How Foundations Can Leverage Their Role as Conveners to Change the World

Chelsea Edwards

Foundations are constantly bringing together stakeholders from both the private and public sectors to grow their impact. They are the bridge between critical funding and impactful programs that deliver changemaking outcomes. In 2014 public charities received $55.3 billion in funding from foundation grants alone (source), and in 2015 Foundation giving exceeded $62B (source). But beyond just the financial element of their work, Foundations impact causes and communities because they are conveners. They are the epicenters of their social good ecosystems, bringing together donors, investors, change agents, government entities, and mission-driven organizations who are dedicated to making an impact.

Although Foundations are often locally, regionally, or topically focused, foundations are an essential part of achieving global initiatives such as the Sustainable Development Goals, because Foundations are connectors.

"The 17 SDGs represent a global agenda," said Council on Foundations president and CEO Vikki Spruill. "But they require local action to achieve them. Community foundations — place-based, grassroots organizations addressing local challenges — have been overlooked as a means to achieving the SDGs. There is a major opportunity before us to leverage their unmatched convening power and local knowledge to improve lives on a global scale." (source).

According to SDGFunders, Foundation SDG funding worldwide came in at over $121B in 2016. This level of impact is not isolated to a particular type of Foundation or funder profile– Private Foundations, Community Foundations, and Donor Advised Funds are all contributing in a meaningful way to these global outcomes. In fact, the top 3 funders by financial contributions came in as Bill & Melinda Gates Foundation, Fidelity Charitable, and Silicon Valley Community Foundation. Funders across the philanthropic sector are leveraging their role as conveners to make an impact both locally and globally.

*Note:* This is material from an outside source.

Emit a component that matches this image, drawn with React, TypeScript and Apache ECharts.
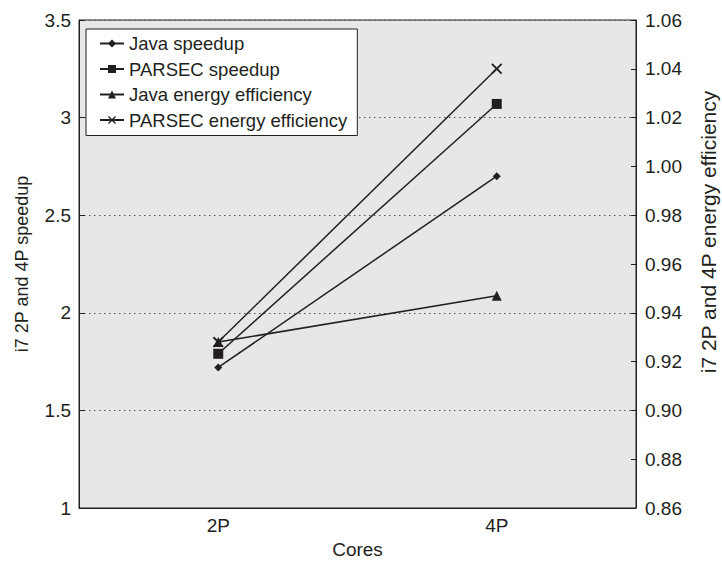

The social good ecosystem becomes complete when this funding is distributed to philanthropic partners—nonprofits, grantees, government entities, and community groups—who then connect funding with populations in need globally. For instance, Children & Youth received over $24B in funding, by way of 553K grants in 2016, while Women & Girls saw over $8B and 211K grants. (source).

Through the lens of the SDG’s, we are beginning to see how foundations can leverage their position as philanthropic connectors to impact global causes collectively. As they tie together investors, people, and communities, foundations play the vital role of conveners in the social good ecosystem. And by connecting their initiatives through sustainable, shared goals, we can really begin to see the value of convening on a macro scale, and the potential to change the world becomes more real than ever before.